IL RIVESTIMENTO DELLE NUDE PARETI

L’aspetto certamente più affascinante del paesaggio estetico delle Grotte di Castellana è il loro concrezionamento: il rivestimento, cioè, delle nude pareti delle caverne da parte di depositi di calcare che, attraverso tempi lunghissimi, sono stati portati in sospensione dall’acqua piovana nel suo lento attraversamento degli strati rocciosi sovrastanti.

Una volta raggiunti i vuoti delle caverne, l’acqua di stillicidio cadendo al suolo lascia, sia sulla volta che sul pavimento, un deposito di carbonato di calcio che permette la crescita delle stalattiti, le formazioni che pendono dal soffitto, e delle sottostanti stalagmiti.

Con il trascorrere del tempo il progressivo accrescimento della stalattite e della stalagmite porterà alla loro unione e alla formazione di una colonna.
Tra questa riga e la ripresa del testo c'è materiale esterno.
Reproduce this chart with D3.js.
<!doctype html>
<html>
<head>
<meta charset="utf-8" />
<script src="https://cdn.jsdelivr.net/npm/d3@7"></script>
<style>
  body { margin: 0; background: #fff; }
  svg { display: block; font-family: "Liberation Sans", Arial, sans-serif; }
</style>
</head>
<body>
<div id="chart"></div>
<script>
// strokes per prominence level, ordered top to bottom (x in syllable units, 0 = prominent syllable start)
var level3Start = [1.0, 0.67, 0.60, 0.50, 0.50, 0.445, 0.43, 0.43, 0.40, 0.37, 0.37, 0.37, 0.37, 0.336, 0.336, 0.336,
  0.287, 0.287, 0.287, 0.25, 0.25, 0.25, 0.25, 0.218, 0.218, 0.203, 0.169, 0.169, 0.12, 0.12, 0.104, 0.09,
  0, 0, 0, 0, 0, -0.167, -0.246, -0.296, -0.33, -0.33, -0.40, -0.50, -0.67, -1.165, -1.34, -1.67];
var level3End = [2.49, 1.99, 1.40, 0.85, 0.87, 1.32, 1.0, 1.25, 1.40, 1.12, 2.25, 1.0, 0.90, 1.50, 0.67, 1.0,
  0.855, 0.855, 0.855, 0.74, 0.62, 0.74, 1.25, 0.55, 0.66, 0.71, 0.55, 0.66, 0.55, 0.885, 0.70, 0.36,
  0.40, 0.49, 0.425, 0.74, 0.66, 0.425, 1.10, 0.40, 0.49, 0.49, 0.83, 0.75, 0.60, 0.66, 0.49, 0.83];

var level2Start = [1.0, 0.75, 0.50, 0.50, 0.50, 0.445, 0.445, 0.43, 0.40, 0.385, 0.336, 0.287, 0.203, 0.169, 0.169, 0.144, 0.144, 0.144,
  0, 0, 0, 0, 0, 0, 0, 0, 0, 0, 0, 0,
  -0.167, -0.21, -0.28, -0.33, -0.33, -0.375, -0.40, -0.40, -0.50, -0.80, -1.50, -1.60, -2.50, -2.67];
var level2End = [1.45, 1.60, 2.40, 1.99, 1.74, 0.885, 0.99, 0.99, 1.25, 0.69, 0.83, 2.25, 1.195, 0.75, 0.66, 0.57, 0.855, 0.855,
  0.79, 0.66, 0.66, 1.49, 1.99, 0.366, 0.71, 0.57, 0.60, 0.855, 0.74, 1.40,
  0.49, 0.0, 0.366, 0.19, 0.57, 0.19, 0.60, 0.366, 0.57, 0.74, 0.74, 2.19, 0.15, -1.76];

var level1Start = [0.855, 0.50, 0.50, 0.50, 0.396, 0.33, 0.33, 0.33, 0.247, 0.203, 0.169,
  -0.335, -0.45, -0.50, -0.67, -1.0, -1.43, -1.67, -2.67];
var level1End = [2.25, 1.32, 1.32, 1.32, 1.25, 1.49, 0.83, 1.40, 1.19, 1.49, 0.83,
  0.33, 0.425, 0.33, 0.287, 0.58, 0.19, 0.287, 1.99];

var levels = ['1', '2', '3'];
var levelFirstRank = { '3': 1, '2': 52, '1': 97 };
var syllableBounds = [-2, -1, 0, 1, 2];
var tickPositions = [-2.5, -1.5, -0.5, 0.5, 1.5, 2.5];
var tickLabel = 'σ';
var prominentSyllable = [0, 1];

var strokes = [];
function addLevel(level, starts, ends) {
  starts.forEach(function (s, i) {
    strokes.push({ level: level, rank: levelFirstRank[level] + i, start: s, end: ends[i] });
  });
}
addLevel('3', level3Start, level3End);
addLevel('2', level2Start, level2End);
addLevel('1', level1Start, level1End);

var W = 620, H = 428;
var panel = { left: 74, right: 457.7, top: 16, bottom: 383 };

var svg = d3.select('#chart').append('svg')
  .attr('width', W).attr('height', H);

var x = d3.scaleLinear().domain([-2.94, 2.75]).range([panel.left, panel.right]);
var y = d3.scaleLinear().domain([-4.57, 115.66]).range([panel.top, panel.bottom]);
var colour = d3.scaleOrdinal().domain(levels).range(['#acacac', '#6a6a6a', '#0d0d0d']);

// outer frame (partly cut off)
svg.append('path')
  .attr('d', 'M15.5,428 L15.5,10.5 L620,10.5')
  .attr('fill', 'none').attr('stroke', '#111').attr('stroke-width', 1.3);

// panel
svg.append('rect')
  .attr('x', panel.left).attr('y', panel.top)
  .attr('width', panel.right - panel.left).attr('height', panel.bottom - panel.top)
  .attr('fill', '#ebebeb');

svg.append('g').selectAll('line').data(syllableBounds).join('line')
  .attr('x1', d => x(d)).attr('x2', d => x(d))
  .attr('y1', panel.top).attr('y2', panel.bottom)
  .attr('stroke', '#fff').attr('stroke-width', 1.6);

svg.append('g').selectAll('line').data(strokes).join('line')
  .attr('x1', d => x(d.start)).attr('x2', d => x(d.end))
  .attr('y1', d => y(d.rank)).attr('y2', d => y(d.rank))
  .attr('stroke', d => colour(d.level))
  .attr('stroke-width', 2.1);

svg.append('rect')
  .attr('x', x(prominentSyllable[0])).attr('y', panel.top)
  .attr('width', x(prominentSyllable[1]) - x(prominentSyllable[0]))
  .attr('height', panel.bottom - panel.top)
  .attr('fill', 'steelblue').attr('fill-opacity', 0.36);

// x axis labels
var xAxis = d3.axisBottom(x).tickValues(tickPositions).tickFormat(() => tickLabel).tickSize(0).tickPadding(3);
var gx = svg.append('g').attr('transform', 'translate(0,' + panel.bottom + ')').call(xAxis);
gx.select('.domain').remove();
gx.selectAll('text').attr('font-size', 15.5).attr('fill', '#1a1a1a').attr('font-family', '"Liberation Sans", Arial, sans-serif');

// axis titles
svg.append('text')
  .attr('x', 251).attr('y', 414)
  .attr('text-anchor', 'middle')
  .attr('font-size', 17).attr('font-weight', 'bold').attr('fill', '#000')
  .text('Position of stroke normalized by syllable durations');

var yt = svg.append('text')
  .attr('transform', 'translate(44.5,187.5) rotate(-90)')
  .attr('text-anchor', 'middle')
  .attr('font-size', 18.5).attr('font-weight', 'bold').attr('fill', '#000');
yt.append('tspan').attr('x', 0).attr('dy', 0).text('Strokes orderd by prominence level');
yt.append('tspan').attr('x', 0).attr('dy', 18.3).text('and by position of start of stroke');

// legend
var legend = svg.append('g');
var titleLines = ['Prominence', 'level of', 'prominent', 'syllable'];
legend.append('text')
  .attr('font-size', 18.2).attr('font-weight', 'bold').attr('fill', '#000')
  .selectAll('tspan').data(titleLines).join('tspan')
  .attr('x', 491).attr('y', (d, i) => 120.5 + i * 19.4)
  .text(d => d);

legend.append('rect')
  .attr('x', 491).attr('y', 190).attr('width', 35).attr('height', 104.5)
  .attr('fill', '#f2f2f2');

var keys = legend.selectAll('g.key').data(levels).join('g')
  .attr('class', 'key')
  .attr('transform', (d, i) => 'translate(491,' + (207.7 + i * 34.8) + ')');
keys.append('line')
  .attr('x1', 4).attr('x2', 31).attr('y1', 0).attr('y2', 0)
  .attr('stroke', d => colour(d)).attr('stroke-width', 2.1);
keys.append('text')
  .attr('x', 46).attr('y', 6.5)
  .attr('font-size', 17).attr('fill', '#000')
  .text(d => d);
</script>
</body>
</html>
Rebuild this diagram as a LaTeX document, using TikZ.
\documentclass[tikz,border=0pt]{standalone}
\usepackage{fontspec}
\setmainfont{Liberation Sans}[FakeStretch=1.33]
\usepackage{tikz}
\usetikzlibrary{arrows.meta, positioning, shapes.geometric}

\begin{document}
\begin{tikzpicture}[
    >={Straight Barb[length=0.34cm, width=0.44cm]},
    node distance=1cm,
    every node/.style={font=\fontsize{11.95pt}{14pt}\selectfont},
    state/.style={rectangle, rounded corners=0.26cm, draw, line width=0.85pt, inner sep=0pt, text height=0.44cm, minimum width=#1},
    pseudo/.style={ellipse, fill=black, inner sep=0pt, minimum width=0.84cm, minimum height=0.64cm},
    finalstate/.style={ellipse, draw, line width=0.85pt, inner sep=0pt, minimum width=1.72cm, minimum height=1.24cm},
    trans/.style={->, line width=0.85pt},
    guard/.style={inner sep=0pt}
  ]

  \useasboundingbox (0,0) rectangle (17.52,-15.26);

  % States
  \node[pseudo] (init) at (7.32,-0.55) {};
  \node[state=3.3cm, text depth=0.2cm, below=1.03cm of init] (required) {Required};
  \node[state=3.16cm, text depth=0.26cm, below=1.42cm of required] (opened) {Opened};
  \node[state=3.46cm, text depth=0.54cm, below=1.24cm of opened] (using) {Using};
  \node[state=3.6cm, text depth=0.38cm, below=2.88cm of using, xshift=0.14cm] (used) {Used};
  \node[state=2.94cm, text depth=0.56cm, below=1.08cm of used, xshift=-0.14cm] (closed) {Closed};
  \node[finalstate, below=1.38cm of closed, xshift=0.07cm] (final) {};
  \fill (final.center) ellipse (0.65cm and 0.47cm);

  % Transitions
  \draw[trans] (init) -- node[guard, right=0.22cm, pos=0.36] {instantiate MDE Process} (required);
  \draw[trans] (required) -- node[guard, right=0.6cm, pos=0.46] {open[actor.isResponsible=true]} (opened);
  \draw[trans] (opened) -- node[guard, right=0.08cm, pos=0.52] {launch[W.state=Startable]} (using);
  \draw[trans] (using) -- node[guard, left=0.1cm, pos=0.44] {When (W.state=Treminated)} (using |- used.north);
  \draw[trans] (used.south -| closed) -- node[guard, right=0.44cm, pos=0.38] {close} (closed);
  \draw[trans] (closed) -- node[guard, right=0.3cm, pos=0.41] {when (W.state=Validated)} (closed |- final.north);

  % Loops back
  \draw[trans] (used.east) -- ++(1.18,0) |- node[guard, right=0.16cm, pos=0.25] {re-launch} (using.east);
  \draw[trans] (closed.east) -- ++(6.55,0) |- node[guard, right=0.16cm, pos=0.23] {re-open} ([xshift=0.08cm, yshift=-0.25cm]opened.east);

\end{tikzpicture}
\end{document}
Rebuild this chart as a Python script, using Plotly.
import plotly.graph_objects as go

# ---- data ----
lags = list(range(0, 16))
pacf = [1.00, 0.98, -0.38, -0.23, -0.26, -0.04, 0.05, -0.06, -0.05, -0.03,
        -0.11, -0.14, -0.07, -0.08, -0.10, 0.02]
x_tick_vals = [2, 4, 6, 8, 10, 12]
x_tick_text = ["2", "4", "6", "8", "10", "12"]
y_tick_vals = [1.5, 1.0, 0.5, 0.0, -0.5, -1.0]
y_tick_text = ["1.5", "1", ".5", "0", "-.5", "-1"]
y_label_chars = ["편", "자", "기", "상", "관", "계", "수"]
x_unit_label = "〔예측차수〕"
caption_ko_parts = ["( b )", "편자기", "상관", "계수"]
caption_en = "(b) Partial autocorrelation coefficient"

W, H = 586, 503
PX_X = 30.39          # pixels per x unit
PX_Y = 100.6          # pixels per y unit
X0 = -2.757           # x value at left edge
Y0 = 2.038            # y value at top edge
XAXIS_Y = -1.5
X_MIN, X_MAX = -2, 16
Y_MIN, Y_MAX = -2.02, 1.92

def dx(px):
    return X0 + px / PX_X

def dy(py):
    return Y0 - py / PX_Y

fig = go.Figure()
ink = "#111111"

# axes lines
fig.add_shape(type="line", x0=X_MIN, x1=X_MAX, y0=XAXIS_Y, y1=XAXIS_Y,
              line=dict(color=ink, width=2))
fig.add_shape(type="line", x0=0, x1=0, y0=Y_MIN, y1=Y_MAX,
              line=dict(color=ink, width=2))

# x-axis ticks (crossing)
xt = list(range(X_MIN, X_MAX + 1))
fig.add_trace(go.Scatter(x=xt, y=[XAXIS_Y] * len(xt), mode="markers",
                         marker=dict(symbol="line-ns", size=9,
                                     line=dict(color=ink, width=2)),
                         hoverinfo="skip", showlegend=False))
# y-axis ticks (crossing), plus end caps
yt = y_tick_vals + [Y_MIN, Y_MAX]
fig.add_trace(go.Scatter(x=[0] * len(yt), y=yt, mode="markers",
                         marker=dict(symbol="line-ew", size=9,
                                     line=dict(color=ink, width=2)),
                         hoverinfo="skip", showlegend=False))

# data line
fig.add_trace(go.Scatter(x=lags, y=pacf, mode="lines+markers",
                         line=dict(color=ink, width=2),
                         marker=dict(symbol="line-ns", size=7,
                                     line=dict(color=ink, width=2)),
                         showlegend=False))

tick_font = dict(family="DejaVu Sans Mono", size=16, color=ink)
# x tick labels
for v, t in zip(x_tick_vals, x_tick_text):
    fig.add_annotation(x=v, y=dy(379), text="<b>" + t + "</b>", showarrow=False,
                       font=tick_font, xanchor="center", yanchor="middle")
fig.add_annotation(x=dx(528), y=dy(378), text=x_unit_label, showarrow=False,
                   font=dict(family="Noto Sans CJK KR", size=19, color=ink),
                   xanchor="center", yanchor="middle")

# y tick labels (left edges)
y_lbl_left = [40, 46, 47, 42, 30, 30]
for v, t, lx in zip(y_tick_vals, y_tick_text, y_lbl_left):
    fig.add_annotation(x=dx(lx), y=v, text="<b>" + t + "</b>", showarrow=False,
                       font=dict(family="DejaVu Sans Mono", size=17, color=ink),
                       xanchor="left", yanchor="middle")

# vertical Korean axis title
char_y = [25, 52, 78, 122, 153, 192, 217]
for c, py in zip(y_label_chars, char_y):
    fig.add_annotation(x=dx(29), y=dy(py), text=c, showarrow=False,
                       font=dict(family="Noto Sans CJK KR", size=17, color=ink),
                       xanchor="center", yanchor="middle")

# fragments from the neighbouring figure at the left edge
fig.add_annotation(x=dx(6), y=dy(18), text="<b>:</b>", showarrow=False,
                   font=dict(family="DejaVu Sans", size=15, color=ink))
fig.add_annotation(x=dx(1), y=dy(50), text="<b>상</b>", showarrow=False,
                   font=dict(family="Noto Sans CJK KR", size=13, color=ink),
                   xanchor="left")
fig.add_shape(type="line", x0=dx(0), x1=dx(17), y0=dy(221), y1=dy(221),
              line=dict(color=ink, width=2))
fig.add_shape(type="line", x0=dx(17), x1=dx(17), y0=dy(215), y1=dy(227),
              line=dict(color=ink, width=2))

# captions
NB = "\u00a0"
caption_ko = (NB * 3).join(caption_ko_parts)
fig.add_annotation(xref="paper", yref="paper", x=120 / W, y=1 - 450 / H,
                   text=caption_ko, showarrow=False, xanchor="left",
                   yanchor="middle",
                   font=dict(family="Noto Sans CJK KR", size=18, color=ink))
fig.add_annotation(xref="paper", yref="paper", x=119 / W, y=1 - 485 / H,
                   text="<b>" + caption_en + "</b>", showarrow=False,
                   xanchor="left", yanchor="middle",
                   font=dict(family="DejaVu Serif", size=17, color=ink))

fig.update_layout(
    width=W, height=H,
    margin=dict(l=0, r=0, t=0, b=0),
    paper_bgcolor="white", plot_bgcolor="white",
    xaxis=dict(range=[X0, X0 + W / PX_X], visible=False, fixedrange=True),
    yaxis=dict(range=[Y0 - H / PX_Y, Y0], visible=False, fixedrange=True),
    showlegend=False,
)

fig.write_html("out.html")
Oltre a queste forme elementari, esistono molte altre tipologie di concrezionamento, quali le colate e le cortine, dovute allo scorrimento dell’acqua, le concrezioni coralloidi e i cristalli di laghetto, generati in ambiente subacqueo e, infine, le concrezioni eccentriche, che sfidano la legge di gravità, e le perle di grotta, strati successivi di calcite originati attorno ad un microscopico granello di roccia.

Un capitolo a parte meritano le cosiddette stalattiti eccentriche. Queste formazioni, di dimensioni generalmente ridotte, non obbediscono alla legge di gravità come le normali stalattiti. Esse si accrescono invece lateralmente, a semicerchio e perfino verso l’alto, dando vita a forme spettacolari.